The democratic deficit manifests in subtler ways as well. "The people who pull wool over our eyes are diabolically clever; they know our secret weaknesses," Nairobi News noted in an analysis of Kenya's democratic shortcomings. This observation speaks to the sophistication of modern authoritarianism in Africa, which has learned to maintain democratic aesthetics while hollowing out democratic substance. Elections are held, but electoral commissions lack independence. Parliaments convene, but meaningful oversight is neutered through patronage and intimidation. Courts function, but their rulings go unenforced when politically inconvenient.
President William Ruto's "roadside declarations," as Nairobi News termed them, exemplify governance by pronouncement rather than process. Major policy decisions announced casually during public appearances, bypassing cabinet deliberation and parliamentary scrutiny, represent what the publication called governance "at expense of national security." The article noted that "the humanitarian case for eventual reopening is real" regarding border issues, but argued that such decisions require institutional process, not executive whim.
For Zimbabwe, observing Kenya's struggles offers both warning and recognition. The two nations sit at different points on the democratic spectrum, yet face convergent challenges. Both have robust constitutional frameworks that promise accountability, transparency, and institutional independence. Both have audit mechanisms that identify problems with impressive precision. Both have judiciaries that occasionally assert their independence. And both demonstrate how these institutions can be rendered ineffective not through their abolition but through their systematic undermining.

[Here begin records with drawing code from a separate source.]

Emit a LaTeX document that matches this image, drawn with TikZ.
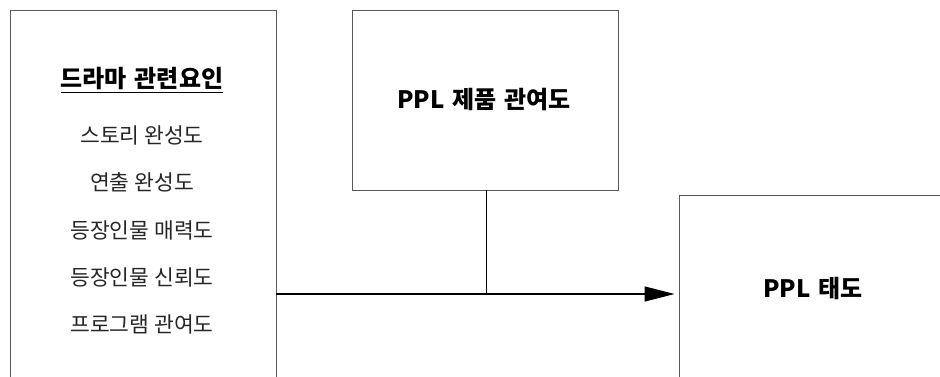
\documentclass[tikz,border=0pt]{standalone}
\usepackage{fontspec}
\setmainfont{Noto Sans CJK KR}
\usetikzlibrary{arrows.meta}
\begin{document}
\begin{tikzpicture}[x=1pt,y=-1pt,
  box/.style={draw=black!65,line width=0.9pt,minimum width=266pt,inner sep=0pt},
  item/.style={font=\fontsize{21.5}{24}\selectfont,text=black!85,inner sep=0pt},
  head/.style={font=\fontsize{24}{27}\selectfont\bfseries,text=black,inner sep=0pt},
  conn/.style={draw=black,line width=1.3pt}]
\useasboundingbox (0,0) rectangle (940,376);
\clip (0,0) rectangle (940,376);
\node[box,minimum height=372pt] (left) at (143,196) {};
\node[box,minimum width=266pt,minimum height=180pt] (mid) at (485.5,100) {};
\node[box,minimum height=190pt] (right) at (812,290) {};
\node[head,font=\fontsize{24}{27}\selectfont\bfseries] (title) at (142,80) {\underline{드라마\hspace{0.1em} 관련요인}};
\node[item] (t1) at (142,135) {스토리 완성도};
\node[item] (t2) at (142,182) {연출 완성도};
\node[item] (t3) at (142,230) {등장인물 매력도};
\node[item] (t4) at (142,277) {등장인물 신뢰도};
\node[item] (t5) at (142,324) {프로그램 관여도};
\node[head] (midt) at (484,100) {PPL\hspace{0.1em} 제품\hspace{0.1em} 관여도};
\node[head] (rightt) at (813,288) {PPL\hspace{0.1em} 태도};
\coordinate (j) at (486,294);
\draw[conn,line width=1pt] (mid.south -| j) -- (j);
\draw[conn,-{Triangle[length=30pt,width=15pt]},shorten >=4pt] (left.east |- j) -- (right.west |- j);
\end{tikzpicture}
\end{document}
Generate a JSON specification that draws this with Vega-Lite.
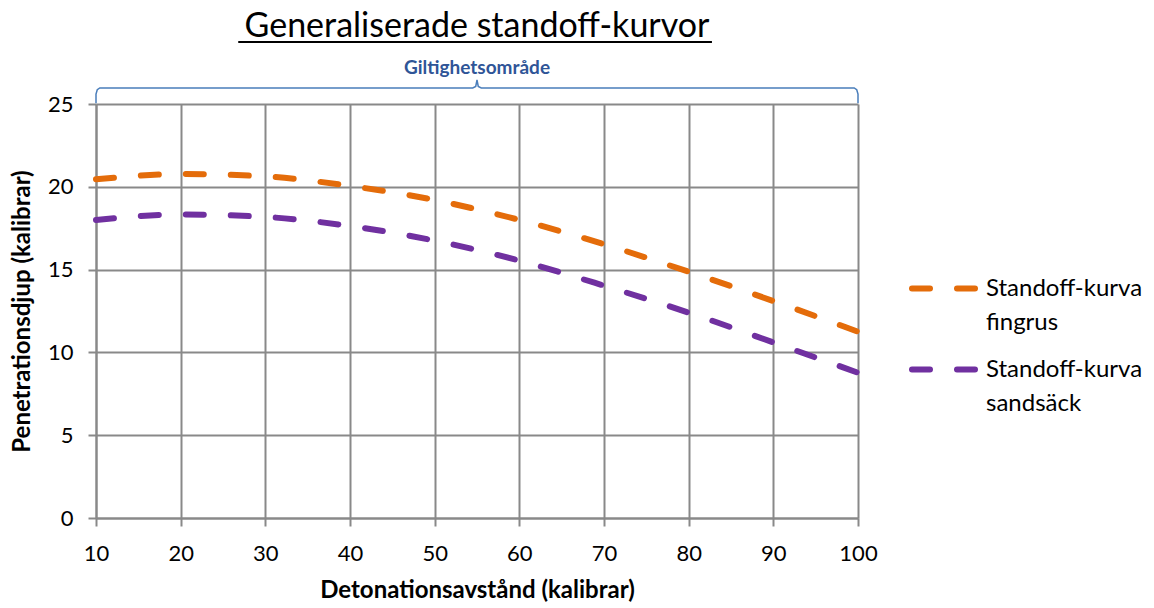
{
  "$schema": "https://vega.github.io/schema/vega-lite/v6.json",
  "width": 762,
  "height": 414,
  "autosize": "none",
  "padding": {"left": 96, "top": 104, "right": 296, "bottom": 90},
  "background": "white",
  "config": {
    "view": {"stroke": null},
    "font": "Lato",
    "axis": {
      "gridColor": "#898989", "gridWidth": 2, "gridOpacity": 1,
      "domainColor": "#898989", "domainWidth": 2,
      "tickColor": "#898989", "tickWidth": 2, "tickSize": 8,
      "labelFont": "Lato", "labelFontSize": 22, "labelColor": "#000000",
      "titleFont": "Lato", "titleFontSize": 24, "titleFontWeight": "bold", "titleColor": "#000000"
    }
  },
  "datasets": {
    "kurvor": [
      {"serie": "Standoff-kurva fingrus", "avstand": 10, "djup": 20.45},
      {"serie": "Standoff-kurva fingrus", "avstand": 20, "djup": 20.77},
      {"serie": "Standoff-kurva fingrus", "avstand": 30, "djup": 20.63},
      {"serie": "Standoff-kurva fingrus", "avstand": 40, "djup": 20.05},
      {"serie": "Standoff-kurva fingrus", "avstand": 50, "djup": 19.2},
      {"serie": "Standoff-kurva fingrus", "avstand": 60, "djup": 18.0},
      {"serie": "Standoff-kurva fingrus", "avstand": 70, "djup": 16.53},
      {"serie": "Standoff-kurva fingrus", "avstand": 80, "djup": 14.87},
      {"serie": "Standoff-kurva fingrus", "avstand": 90, "djup": 13.1},
      {"serie": "Standoff-kurva fingrus", "avstand": 100, "djup": 11.25},
      {"serie": "Standoff-kurva sandsäck", "avstand": 10, "djup": 18.0},
      {"serie": "Standoff-kurva sandsäck", "avstand": 20, "djup": 18.33},
      {"serie": "Standoff-kurva sandsäck", "avstand": 30, "djup": 18.18},
      {"serie": "Standoff-kurva sandsäck", "avstand": 40, "djup": 17.63},
      {"serie": "Standoff-kurva sandsäck", "avstand": 50, "djup": 16.75},
      {"serie": "Standoff-kurva sandsäck", "avstand": 60, "djup": 15.54},
      {"serie": "Standoff-kurva sandsäck", "avstand": 70, "djup": 14.03},
      {"serie": "Standoff-kurva sandsäck", "avstand": 80, "djup": 12.4},
      {"serie": "Standoff-kurva sandsäck", "avstand": 90, "djup": 10.6},
      {"serie": "Standoff-kurva sandsäck", "avstand": 100, "djup": 8.77}
    ],
    "klammer": [
      {"i": 1, "bx": 10, "by": 25.05},
      {"i": 2, "bx": 10, "by": 25.6},
      {"i": 3, "bx": 10.15, "by": 25.86},
      {"i": 4, "bx": 10.45, "by": 25.97},
      {"i": 5, "bx": 54.5, "by": 25.97},
      {"i": 6, "bx": 54.85, "by": 26.06},
      {"i": 7, "bx": 55, "by": 26.45},
      {"i": 8, "bx": 55.15, "by": 26.06},
      {"i": 9, "bx": 55.5, "by": 25.97},
      {"i": 10, "bx": 99.55, "by": 25.97},
      {"i": 11, "bx": 99.85, "by": 25.86},
      {"i": 12, "bx": 100, "by": 25.6},
      {"i": 13, "bx": 100, "by": 25.05}
    ]
  },
  "layer": [
    {
      "data": {"name": "kurvor"},
      "mark": {"type": "line", "interpolate": "monotone", "strokeWidth": 6, "strokeDash": [18, 27], "strokeCap": "round", "clip": false},
      "encoding": {
        "x": {
          "field": "avstand", "type": "quantitative",
          "title": "Detonationsavstånd (kalibrar)",
          "scale": {"domain": [10, 100], "nice": false, "zero": false},
          "axis": {
            "values": [10, 20, 30, 40, 50, 60, 70, 80, 90, 100],
            "labelPadding": 17, "labelFlush": false,
            "titleY": 72, "titleBaseline": "middle"
          }
        },
        "y": {
          "field": "djup", "type": "quantitative",
          "title": "Penetrationsdjup (kalibrar)",
          "scale": {"domain": [0, 25], "nice": false},
          "axis": {
            "values": [0, 5, 10, 15, 20, 25],
            "labelPadding": 15,
            "titleX": -74, "titleY": 207, "titleAngle": -90,
            "titleBaseline": "middle", "titleAlign": "center"
          }
        },
        "color": {
          "field": "serie", "type": "nominal",
          "scale": {
            "domain": ["Standoff-kurva fingrus", "Standoff-kurva sandsäck"],
            "range": ["#E46C0A", "#7030A0"]
          },
          "legend": {
            "title": null,
            "orient": "none",
            "legendX": 813,
            "legendY": 150,
            "padding": 0,
            "symbolType": "stroke",
            "symbolSize": 3969,
            "symbolStrokeWidth": 6,
            "symbolDash": [18, 27],
            "labelFont": "Lato",
            "labelFontSize": 24,
            "labelColor": "#000000",
            "labelLimit": 0,
            "labelOffset": 8,
            "labelBaseline": "middle",
            "rowPadding": 0,
            "labelExpr": "split(datum.label, ' ')",
            "encode": {
              "symbols": {"update": {"strokeCap": {"value": "round"}}},
              "labels": {"update": {"lineHeight": {"value": 34}}}
            }
          }
        }
      }
    },
    {
      "data": {"name": "klammer"},
      "mark": {"type": "line", "stroke": "#4A7EBB", "strokeWidth": 1.5, "clip": false},
      "encoding": {
        "x": {"field": "bx", "type": "quantitative", "title": "Detonationsavstånd (kalibrar)", "scale": {"domain": [10, 100], "nice": false, "zero": false}},
        "y": {"field": "by", "type": "quantitative", "title": "Penetrationsdjup (kalibrar)", "scale": {"domain": [0, 25], "nice": false}},
        "order": {"field": "i", "type": "quantitative"}
      }
    },
    {
      "data": {"values": [{}]},
      "mark": {"type": "text", "text": "Giltighetsområde", "font": "Lato", "fontSize": 19, "fontWeight": "bold", "color": "#2F5597", "baseline": "middle", "align": "center", "clip": false},
      "encoding": {
        "x": {"datum": 55, "type": "quantitative"},
        "y": {"datum": 27.2, "type": "quantitative"}
      }
    },
    {
      "data": {"values": [{}]},
      "mark": {"type": "text", "text": "Generaliserade standoff-kurvor", "font": "Lato", "fontSize": 34, "color": "#000000", "baseline": "middle", "align": "center", "clip": false},
      "encoding": {
        "x": {"datum": 55, "type": "quantitative"},
        "y": {"datum": 29.62, "type": "quantitative"}
      }
    },
    {
      "data": {"values": [{}]},
      "mark": {"type": "rule", "color": "#000000", "strokeWidth": 2, "clip": false},
      "encoding": {
        "x": {"datum": 26.8, "type": "quantitative"},
        "x2": {"datum": 82.75},
        "y": {"datum": 28.74, "type": "quantitative"}
      }
    }
  ]
}
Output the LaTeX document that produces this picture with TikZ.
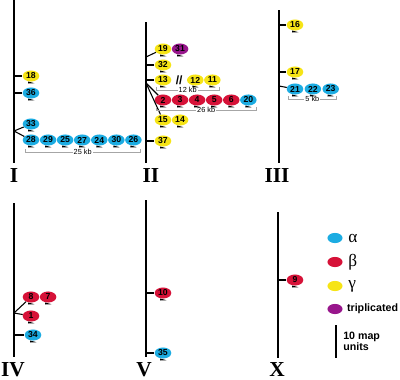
\documentclass[tikz,border=0pt]{standalone}
\usepackage{fontspec}
\setmainfont{Liberation Serif}
\setsansfont{Liberation Sans}
\usetikzlibrary{positioning,shapes.geometric}
\definecolor{acol}{RGB}{28,172,226}
\definecolor{bcol}{RGB}{214,18,56}
\definecolor{gcol}{RGB}{246,228,22}
\definecolor{tcol}{RGB}{152,22,140}

\begin{document}
\begin{tikzpicture}[x=0.75pt, y=-0.75pt, node distance=0pt,
  gene/.style={ellipse, minimum width=12.4pt, minimum height=8.3pt, inner sep=0pt, font=\sffamily\bfseries\fontsize{6.5}{7}\selectfont},
  agene/.style={gene, fill=acol},
  bgene/.style={gene, fill=bcol},
  ggene/.style={gene, fill=gcol},
  tgene/.style={gene, fill=tcol},
  chr/.style={line width=2.2pt},
  tick/.style={line width=0.8pt},
  kb/.style={draw=gray!70, line width=0.4pt},
  kbl/.style={fill=white, inner sep=0.8pt, font=\sffamily\fontsize{5.5}{6}\selectfont},
  num/.style={anchor=base, inner sep=0pt, font=\bfseries\fontsize{16}{16}\selectfont},
  key/.style={ellipse, minimum width=11.3pt, minimum height=7.6pt, inner sep=0pt},
  keyl/.style={inner sep=1pt, font=\fontsize{13}{13}\selectfont}]
\useasboundingbox (0,0) rectangle (400,379);

% chromosomes
\coordinate (Itop) at (14,0);    \coordinate (Ibot) at (14,163);
\coordinate (IItop) at (146,22); \coordinate (IIbot) at (146,163);
\coordinate (IIItop) at (279,10); \coordinate (IIIbot) at (279,163);
\coordinate (IVtop) at (14,203); \coordinate (IVbot) at (14,357);
\coordinate (Vtop) at (146,200); \coordinate (Vbot) at (146,357);
\coordinate (Xtop) at (278,212); \coordinate (Xbot) at (278,358);
\foreach \c in {I,II,III,IV,V,X}
  \draw[chr] (\c top) -- (\c bot);

\node[num] (lI) at (14,182) {I};
\node[num] (lII) at (151,182) {II};
\node[num] (lIII) at (277,182) {III};
\node[num] (lIV) at (13,376) {IV};
\node[num] (lV) at (144,376) {V};
\node[num] (lX) at (277,376) {X};

% chromosome I
\node[ggene] (18) at (31,76) {18};
\node[agene] (36) at (31,93) {36};
\node[agene] (33) at (31,124) {33};
\node[agene] (28) at (31,140) {28};
\node[agene] (29) [right=of 28] {29};
\node[agene] (25) [right=of 29] {25};
\node[agene] (27) [right=of 25] {27};
\node[agene] (24) [right=of 27] {24};
\node[agene] (30) [right=of 24] {30};
\node[agene] (26) [right=of 30] {26};
\coordinate (brI) at (14,131);
\draw[tick] (Itop |- 18) -- (18);
\draw[tick] (Itop |- 36) -- (36);
\draw[tick] (brI) -- (33);
\draw[tick] (brI) -- (28);
\draw[kb] ([shift={(-6,9)}]28.center) -- ++(0,3) -- node[kbl] {25 kb} ([shift={(7,12)}]26.center) -- ++(0,-3);

% chromosome II
\node[ggene] (19) at (163,49) {19};
\node[tgene] (31) [right=of 19] {31};
\node[ggene] (32) at (163,65) {32};
\node[ggene] (13) at (163,80) {13};
\node[font=\sffamily\bfseries\fontsize{9}{9}\selectfont, inner sep=0pt] (brk) [right=3pt of 13] {//};
\node[ggene] (12) [right=3pt of brk] {12};
\node[ggene] (11) [right=of 12] {11};
\node[bgene] (2) at (163,100) {2};
\node[bgene] (3) [right=of 2] {3};
\node[bgene] (4) [right=of 3] {4};
\node[bgene] (5) [right=of 4] {5};
\node[bgene] (6) [right=of 5] {6};
\node[agene] (20) [right=of 6] {20};
\node[ggene] (15) at (163,120) {15};
\node[ggene] (14) [right=of 15] {14};
\node[ggene] (37) at (163,141) {37};
\coordinate (brIIa) at (146,57);
\coordinate (brIIb) at (146,83);
\draw[tick] (brIIa) -- (19);
\draw[tick] (IItop |- 32) -- (32);
\draw[tick] (IItop |- 13) -- (13);
\draw[tick] (brIIb) -- (2);
\draw[tick] (brIIb) -- (15);
\draw[tick] (IItop |- 37) -- (37);
\draw[kb] ([shift={(-7,7)}]13.center) -- ++(0,3) -- node[kbl] {12 kb} ([shift={(7,10)}]11.center) -- ++(0,-3);
\draw[kb] ([shift={(-7,7)}]2.center) -- ++(0,3) -- node[kbl] {26 kb} ([shift={(8,10)}]20.center) -- ++(0,-3);

% chromosome III
\node[ggene] (16) at (295,25) {16};
\node[ggene] (17) at (295,72) {17};
\node[agene] (21) at (295,89) {21};
\node[agene] (22) [right=0.6pt of 21] {22};
\node[agene] (23) [right=0.6pt of 22] {23};
\coordinate (brIII) at (279,86);
\draw[tick] (IIItop |- 16) -- (16);
\draw[tick] (IIItop |- 17) -- (17);
\draw[tick] (brIII) -- (21);
\draw[kb] ([shift={(-7,7)}]21.center) -- ++(0,3) -- node[kbl] {5 kb} ([shift={(6,10)}]23.center) -- ++(0,-3);

% chromosome IV
\node[bgene] (8) at (31,297) {8};
\node[bgene] (7) [right=of 8] {7};
\node[bgene] (1) at (31,316) {1};
\node[agene] (34) at (33,335) {34};
\coordinate (brIV) at (14,313);
\draw[tick] (brIV) -- (8);
\draw[tick] (brIV) -- (1);
\draw[tick] (IVtop |- 34) -- (34);

% chromosome V
\node[bgene] (10) at (163,293) {10};
\node[agene] (35) at (163,353) {35};
\draw[tick] (Vtop |- 10) -- (10);
\draw[tick] (Vtop |- 35) -- (35);

% chromosome X
\node[bgene] (9) at (295,280) {9};
\draw[tick] (Xtop |- 9) -- (9);

% orientation
\foreach \g in {18,36,33,28,29,25,27,24,30,26,19,31,32,13,12,11,2,3,4,5,6,20,15,14,37,16,17,21,22,23,8,7,1,34,10,35,9}
  \fill ([shift={(-3,5.5)}]\g.center) -- ++(0,2) -- ++(6.5,-0.3) -- cycle;

% key
\node[key, fill=acol] (ka) at (335,238) {};
\node[key, fill=bcol] (kb) at (335,262) {};
\node[key, fill=gcol] (kg) at (335,286) {};
\node[key, fill=tcol] (kt) at (335,309) {};
\node[keyl] [right=3pt of ka] {α};
\node[keyl] [right=3pt of kb] {β};
\node[keyl] [right=3pt of kg] {γ};
\node[inner sep=1pt, font=\sffamily\bfseries\fontsize{8}{8}\selectfont] [right=2pt of kt] {triplicated};
\coordinate (s1) at (336,325);
\coordinate (s2) at (336,358);
\draw[line width=1.6pt] (s1) -- (s2);
\node[anchor=west, align=left, inner sep=0pt, font=\sffamily\bfseries\fontsize{8}{8.5}\selectfont] (sl) at (343,341) {10 map\\units};
\end{tikzpicture}
\end{document}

The enforcement gap—between what audits reveal and what governments act upon—represents the space where democracy dies incrementally. When 3.3 million Kenyans face drought partly because recommended interventions were ignored, when judges are kept waiting for years in violation of constitutional timelines, when presidential roadside declarations substitute for policy process, the cumulative effect is the normalisation of impunity. Citizens learn that exposure means nothing without consequence, that institutions exist more as symbols than as functioning checks on power.
What Kenya and Zimbabwe both require is not more audits or more constitutional provisions—both have these in abundance. What they lack is the political will to enforce existing mechanisms and the civic capacity to demand such enforcement. The architecture of impunity can only be dismantled when exposure is coupled with consequence, when audit findings trigger automatic sanctions, when judicial rulings are implemented regardless of political convenience.
The fatigue that comes from endless exposure without enforcement is not inevitable; it is engineered. It serves those who benefit from the status quo, who understand that public outrage dissipates when it never translates into accountability. Breaking this cycle requires rebuilding the connective tissue between revelation and response, between institutional finding and governmental action. Until that architecture is constructed, the reports will continue to pile up, the scandals will continue to surface and fade, and the democratic deficit will continue to widen—in Kenya, in Zimbabwe, across a region where governance remains more aspiration than achievement.